After securing these documents we headed straight to the tourist trap of Khan el-KhaliliOn one of our previous trips we had purchased one of those cheap evil eye tin things you hang on your front door to ward off evil. I just wanted to buy a bunch and to be able to offer them to people at the upcoming House Party for Arda (March 16, 10am till late). Of course things never work out quite like you plan in Egypt and I ended up getting my boots shined and Nina bought a bunch of scarves and then had to fend off what seemed like hoards of young buys trying to sell wrist bands at incredibly inflated prices — it was only by the time we had reached the tunnel to the other side of the road that we had shaken them off.
Then to Nevi and family, with Chris outlining plans for coordinating the safebreakers to attack the safe.
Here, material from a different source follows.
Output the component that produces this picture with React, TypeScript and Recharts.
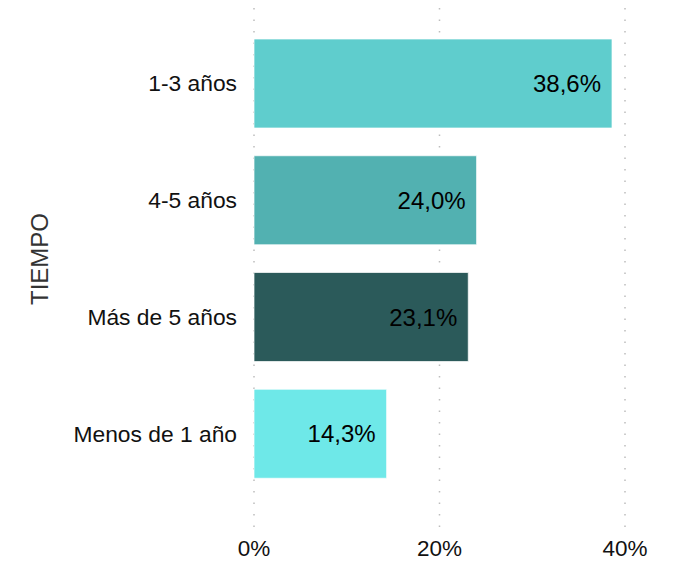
import React from "react";
import {
  BarChart,
  Bar,
  XAxis,
  YAxis,
  CartesianGrid,
  Cell,
  LabelList,
} from "recharts";

const CATEGORIES = ["1-3 años", "4-5 años", "Más de 5 años", "Menos de 1 año"];
const VALUES = [38.6, 24.0, 23.1, 14.3];
const COLORS = ["#5FCDCD", "#52B1B1", "#2B5A5A", "#6EE8E8"];
const X_TICKS = [0, 20, 40];

const data = CATEGORIES.map((name, i) => ({ name, value: VALUES[i] }));

const FONT = "'Liberation Sans', Arial, sans-serif";

function fmt(v: number) {
  return v.toFixed(1).replace(".", ",") + "%";
}

function AxisTitle(props: any) {
  const vb = props.viewBox || {};
  const cx = (vb.x ?? 0) + 39;
  const cy = (vb.y ?? 0) + (vb.height ?? 0) / 2 - 10;
  return (
    <text
      x={cx}
      y={cy}
      transform={`rotate(-90, ${cx}, ${cy})`}
      textAnchor="middle"
      dominantBaseline="central"
      fill="#333333"
      fontSize={24}
      fontFamily={FONT}
    >
      TIEMPO
    </text>
  );
}

export default function App() {
  return (
    <div style={{ position: "absolute", left: 0, top: 0, background: "#fff" }}>
      <BarChart
        width={684}
        height={563}
        data={data}
        layout="vertical"
        margin={{ top: 8, right: 59, bottom: 0, left: 0 }}
      >
        <CartesianGrid
          horizontal={false}
          stroke="#bdbdbd"
          strokeWidth={1.5}
          strokeDasharray="1.5 10"
        />
        <XAxis
          type="number"
          domain={[0, 40]}
          ticks={X_TICKS}
          tickFormatter={(v: number) => `${v}%`}
          axisLine={false}
          tickLine={false}
          tickSize={0}
          tickMargin={10}
          height={33}
          tick={{ fill: "#111", fontSize: 22.5, fontFamily: FONT }}
        />
        <YAxis
          type="category"
          dataKey="name"
          width={254}
          axisLine={false}
          tickLine={false}
          tickSize={0}
          tickMargin={17}
          padding={{ top: 17, bottom: 38 }}
          tick={{ fill: "#111", fontSize: 22.8, fontFamily: FONT }}
          label={<AxisTitle />}
        />
        <Bar
          dataKey="value"
          barSize={89}
          stroke="rgba(255,255,255,0.7)"
          strokeWidth={1}
          isAnimationActive={false}
        >
          {data.map((d, i) => (
            <Cell key={d.name} fill={COLORS[i]} />
          ))}
          <LabelList
            dataKey="value"
            position="insideRight"
            offset={11}
            formatter={(v: any) => fmt(Number(v))}
            fill="#000"
            fontSize={24}
            fontFamily={FONT}
          />
        </Bar>
      </BarChart>
    </div>
  );
}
The guy who picked the locks on the bedroom doors came to try his hand and only succeeded in mashing up the lock and was unable to open it up. 





Then the other guy who came across town had his turn, he was slightly older and seemed more experienced, but then he announced that he needed the help of someone who could cut around the door to the safe. Time was not on our side, so we decided to call it quits and Arda's brother Arlen will have to finish the job when he comes out from Australia. So after all this time the safe won, and I have to give it some grudging respect for holding its ground. It's a tough old bird that was made in Israel.

Packing all our stuff, and finalizing the wrapping of the 3 rugs leaves me a couple of hours to work on the blog. I have no great conclusions to this trip although it would appear to both me and Nina, that my hair is whiter than when we started, and who knows what that is about! I make ready to leave with a sense of being more at ease with the reality of Arda's death. The process we have gone through in the last nine days has offered important staging posts in coming to terms both personally, psychologically and spiritually with the loss of our loved one. And while I intellectually recognize she is not on this earth anymore, I no longer instinctively think of emailing her when I have questions I want to ask her. I've carried her old passport in my back pocket for this whole journey. I have no idea at which point I remove my wedding ring.